* Requirements *
Give the data again exactly, from its opening line through the line in which "14.2, 18.0, 22.3]" appears.

* Collected material *

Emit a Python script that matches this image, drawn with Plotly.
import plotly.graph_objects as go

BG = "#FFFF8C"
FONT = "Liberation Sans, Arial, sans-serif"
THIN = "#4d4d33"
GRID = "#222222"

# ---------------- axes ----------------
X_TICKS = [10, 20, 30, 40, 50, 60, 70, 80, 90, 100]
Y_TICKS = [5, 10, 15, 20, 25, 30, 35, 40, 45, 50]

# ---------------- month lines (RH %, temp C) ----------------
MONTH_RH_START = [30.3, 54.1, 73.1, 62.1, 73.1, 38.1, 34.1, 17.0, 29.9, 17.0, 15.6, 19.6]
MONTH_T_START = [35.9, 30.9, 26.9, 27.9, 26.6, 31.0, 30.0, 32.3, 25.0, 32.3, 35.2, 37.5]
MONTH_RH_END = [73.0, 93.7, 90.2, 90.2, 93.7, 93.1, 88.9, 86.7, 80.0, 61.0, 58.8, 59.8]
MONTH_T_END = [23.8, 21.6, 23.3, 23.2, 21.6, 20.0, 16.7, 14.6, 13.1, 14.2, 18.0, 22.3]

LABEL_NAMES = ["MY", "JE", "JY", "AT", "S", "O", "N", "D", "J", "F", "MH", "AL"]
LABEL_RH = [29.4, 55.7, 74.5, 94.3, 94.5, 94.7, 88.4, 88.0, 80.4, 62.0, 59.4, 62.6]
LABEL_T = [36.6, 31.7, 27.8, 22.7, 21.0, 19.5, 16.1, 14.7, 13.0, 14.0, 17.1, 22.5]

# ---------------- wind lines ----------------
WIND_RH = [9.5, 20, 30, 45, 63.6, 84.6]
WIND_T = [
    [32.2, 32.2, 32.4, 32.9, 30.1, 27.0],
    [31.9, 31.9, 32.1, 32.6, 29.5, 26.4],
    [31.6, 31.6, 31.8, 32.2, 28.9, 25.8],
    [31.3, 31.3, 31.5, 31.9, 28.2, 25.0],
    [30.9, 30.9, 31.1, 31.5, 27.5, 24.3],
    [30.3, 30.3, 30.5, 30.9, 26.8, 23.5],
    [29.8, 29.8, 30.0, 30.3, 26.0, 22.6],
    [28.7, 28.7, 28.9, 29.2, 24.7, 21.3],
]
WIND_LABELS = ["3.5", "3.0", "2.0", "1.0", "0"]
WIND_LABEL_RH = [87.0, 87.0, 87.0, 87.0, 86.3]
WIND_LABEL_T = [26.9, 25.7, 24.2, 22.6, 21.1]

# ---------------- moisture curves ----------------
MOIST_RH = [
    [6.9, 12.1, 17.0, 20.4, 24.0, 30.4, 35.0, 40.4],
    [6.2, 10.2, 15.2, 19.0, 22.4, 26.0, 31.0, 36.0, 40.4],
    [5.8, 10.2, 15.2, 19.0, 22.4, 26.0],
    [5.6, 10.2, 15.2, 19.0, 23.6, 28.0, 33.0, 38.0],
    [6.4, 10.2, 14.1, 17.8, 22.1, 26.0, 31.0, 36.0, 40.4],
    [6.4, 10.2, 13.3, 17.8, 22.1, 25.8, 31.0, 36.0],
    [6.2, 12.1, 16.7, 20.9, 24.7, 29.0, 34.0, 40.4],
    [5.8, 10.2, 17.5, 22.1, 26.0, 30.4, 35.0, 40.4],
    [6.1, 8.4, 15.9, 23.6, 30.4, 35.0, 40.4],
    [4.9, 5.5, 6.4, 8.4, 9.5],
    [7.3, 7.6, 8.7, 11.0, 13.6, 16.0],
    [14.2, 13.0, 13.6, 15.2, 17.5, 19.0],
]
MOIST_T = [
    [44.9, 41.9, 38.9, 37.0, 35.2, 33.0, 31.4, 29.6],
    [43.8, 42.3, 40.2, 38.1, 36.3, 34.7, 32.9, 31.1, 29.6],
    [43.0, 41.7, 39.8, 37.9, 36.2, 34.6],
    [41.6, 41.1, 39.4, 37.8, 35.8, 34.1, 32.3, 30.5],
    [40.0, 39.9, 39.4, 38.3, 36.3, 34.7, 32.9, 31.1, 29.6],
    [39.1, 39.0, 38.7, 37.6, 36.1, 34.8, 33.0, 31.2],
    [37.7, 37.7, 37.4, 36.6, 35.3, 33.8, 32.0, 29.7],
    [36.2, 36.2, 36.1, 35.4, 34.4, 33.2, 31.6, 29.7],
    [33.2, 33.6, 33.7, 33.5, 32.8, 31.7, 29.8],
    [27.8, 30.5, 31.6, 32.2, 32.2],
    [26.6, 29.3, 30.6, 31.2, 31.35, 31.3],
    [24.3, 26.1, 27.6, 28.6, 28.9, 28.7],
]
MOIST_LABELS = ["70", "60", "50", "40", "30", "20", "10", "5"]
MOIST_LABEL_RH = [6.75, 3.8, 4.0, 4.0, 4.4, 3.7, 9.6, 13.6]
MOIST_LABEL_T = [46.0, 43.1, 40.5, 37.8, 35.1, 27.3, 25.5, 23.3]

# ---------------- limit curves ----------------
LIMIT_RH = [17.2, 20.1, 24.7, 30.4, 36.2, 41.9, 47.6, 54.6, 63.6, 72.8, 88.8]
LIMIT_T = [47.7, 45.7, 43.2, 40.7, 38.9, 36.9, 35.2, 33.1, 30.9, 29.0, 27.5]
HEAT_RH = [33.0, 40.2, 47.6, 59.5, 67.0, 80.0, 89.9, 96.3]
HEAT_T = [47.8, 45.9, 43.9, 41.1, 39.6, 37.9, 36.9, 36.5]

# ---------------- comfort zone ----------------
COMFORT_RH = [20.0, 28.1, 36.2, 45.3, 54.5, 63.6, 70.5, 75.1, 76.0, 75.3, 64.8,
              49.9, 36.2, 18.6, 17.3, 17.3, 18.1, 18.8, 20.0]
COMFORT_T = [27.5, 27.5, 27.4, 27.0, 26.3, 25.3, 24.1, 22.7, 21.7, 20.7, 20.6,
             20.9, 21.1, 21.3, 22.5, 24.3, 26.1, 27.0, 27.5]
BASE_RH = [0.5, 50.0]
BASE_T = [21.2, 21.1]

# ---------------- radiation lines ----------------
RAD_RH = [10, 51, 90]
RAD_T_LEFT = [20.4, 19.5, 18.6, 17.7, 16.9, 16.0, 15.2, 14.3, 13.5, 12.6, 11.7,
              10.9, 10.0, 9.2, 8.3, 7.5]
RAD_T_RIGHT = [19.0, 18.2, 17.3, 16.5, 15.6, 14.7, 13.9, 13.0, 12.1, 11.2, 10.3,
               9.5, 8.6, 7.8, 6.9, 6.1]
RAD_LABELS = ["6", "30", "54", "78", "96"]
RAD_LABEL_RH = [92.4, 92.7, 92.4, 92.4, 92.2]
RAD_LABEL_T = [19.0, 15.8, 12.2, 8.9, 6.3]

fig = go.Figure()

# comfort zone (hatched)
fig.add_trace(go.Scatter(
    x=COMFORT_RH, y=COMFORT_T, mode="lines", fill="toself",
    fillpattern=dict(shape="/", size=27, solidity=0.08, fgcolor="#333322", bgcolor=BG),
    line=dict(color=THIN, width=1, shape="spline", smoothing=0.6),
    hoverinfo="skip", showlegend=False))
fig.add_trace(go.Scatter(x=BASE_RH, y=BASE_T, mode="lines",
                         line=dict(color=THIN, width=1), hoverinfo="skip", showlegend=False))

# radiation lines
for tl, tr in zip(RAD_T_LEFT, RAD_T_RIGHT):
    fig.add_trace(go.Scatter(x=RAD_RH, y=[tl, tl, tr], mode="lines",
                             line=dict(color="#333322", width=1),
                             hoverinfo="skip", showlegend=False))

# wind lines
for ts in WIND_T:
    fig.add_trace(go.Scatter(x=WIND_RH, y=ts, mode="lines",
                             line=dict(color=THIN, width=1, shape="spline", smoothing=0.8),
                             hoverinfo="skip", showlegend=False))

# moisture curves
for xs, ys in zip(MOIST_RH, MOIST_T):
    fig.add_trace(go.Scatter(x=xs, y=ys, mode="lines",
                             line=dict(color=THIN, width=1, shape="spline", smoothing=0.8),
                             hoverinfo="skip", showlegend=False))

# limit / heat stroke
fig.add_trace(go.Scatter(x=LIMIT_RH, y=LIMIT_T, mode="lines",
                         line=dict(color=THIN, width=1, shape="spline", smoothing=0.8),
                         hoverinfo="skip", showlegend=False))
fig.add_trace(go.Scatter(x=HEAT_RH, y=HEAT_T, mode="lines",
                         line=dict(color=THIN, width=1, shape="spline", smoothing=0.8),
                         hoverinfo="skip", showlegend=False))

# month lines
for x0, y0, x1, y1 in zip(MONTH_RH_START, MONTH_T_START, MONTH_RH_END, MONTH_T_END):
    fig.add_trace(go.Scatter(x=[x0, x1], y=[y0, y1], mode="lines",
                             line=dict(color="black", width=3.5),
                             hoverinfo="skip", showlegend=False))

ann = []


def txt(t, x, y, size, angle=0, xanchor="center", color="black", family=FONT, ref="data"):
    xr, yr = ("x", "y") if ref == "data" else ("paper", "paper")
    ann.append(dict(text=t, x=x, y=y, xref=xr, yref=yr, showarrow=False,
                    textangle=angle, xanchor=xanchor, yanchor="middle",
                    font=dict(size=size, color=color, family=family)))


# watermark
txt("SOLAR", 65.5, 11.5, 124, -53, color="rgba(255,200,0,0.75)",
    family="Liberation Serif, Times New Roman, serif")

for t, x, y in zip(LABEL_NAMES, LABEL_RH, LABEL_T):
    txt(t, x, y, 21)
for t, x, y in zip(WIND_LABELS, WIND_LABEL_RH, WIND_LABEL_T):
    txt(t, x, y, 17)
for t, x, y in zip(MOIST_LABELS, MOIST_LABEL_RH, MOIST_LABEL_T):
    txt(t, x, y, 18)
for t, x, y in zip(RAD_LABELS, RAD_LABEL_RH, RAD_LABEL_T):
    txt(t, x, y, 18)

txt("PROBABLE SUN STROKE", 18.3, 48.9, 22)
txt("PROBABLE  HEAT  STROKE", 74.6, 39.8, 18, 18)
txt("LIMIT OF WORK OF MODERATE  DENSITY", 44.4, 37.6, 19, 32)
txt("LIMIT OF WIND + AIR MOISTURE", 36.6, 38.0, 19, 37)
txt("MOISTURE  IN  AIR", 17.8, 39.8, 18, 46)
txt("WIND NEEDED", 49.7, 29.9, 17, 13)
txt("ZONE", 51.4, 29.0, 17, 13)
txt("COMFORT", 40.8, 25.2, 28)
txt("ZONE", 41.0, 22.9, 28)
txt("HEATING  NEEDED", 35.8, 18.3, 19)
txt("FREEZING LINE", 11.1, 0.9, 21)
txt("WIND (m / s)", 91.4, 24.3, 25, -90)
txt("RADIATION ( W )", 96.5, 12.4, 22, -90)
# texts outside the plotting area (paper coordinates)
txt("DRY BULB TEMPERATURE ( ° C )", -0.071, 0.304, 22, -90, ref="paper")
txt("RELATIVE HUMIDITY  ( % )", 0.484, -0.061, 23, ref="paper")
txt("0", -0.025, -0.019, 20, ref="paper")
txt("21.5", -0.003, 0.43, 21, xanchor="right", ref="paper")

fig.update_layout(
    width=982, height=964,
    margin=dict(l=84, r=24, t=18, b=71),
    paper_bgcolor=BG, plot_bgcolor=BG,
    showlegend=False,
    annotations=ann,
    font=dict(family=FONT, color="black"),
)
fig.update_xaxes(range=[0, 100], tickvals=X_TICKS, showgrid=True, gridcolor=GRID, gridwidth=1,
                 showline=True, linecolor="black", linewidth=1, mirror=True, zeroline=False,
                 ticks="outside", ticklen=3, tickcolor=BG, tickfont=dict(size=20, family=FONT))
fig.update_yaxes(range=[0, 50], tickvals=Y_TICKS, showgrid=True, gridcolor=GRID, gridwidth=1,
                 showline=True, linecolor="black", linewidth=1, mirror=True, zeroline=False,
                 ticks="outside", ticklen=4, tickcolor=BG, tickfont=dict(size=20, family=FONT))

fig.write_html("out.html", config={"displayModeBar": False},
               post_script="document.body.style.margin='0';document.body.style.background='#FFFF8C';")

* Expected output *
Emit a Python script that matches this image, drawn with Plotly.
import plotly.graph_objects as go

BG = "#FFFF8C"
FONT = "Liberation Sans, Arial, sans-serif"
THIN = "#4d4d33"
GRID = "#222222"

# ---------------- axes ----------------
X_TICKS = [10, 20, 30, 40, 50, 60, 70, 80, 90, 100]
Y_TICKS = [5, 10, 15, 20, 25, 30, 35, 40, 45, 50]

# ---------------- month lines (RH %, temp C) ----------------
MONTH_RH_START = [30.3, 54.1, 73.1, 62.1, 73.1, 38.1, 34.1, 17.0, 29.9, 17.0, 15.6, 19.6]
MONTH_T_START = [35.9, 30.9, 26.9, 27.9, 26.6, 31.0, 30.0, 32.3, 25.0, 32.3, 35.2, 37.5]
MONTH_RH_END = [73.0, 93.7, 90.2, 90.2, 93.7, 93.1, 88.9, 86.7, 80.0, 61.0, 58.8, 59.8]
MONTH_T_END = [23.8, 21.6, 23.3, 23.2, 21.6, 20.0, 16.7, 14.6, 13.1, 14.2, 18.0, 22.3]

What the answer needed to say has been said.